What the Satellites Took Away
Modern GPS delivers us from point A to point B with ruthless efficiency, but it's also delivered us from the experience of truly understanding our surroundings. We follow blue lines on screens without learning street names, neighborhood boundaries, or the logic of how cities fit together.
The old system forced Americans to develop spatial intelligence. You had to understand where you were in relation to where you'd been and where you were going. Now we outsource that understanding to satellites, trusting turn-by-turn instructions without building mental maps of our own movements.
The Death of Serendipity
Perhaps most importantly, we've lost the productive accident of exploration. GPS calculates the optimal route and keeps us locked onto it, eliminating the detours that once revealed hidden parts of America. The algorithm knows the fastest way, but it doesn't know about the antique shop you might discover, the scenic overlook you might stumble upon, or the local festival you might accidentally join.
Every journey has become predictable, efficient, and slightly sterile. We arrive exactly when the app predicted, having seen exactly what we expected to see, having learned nothing new about the geography we crossed.
The Price of Never Being Lost
Today's Americans live in a world where being genuinely lost is nearly impossible, but something essential disappeared along with that possibility. We traded the anxiety of uncertainty for the comfort of constant guidance, the thrill of discovery for the safety of predetermined routes.

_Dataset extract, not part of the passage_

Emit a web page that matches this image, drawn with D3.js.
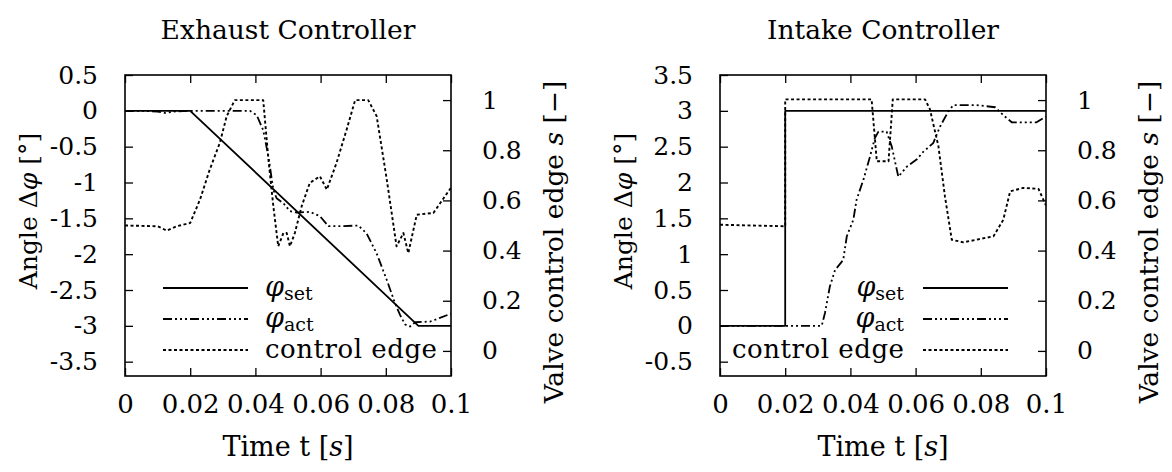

The paper atlas in your glove compartment wasn't just about getting somewhere—it was about understanding your place in the larger landscape, building the confidence to venture into unknown territory, and accepting that the journey itself might be as important as the destination. In our rush to eliminate the inconvenience of getting lost, we might have lost something even more valuable: the adventure of finding our own way.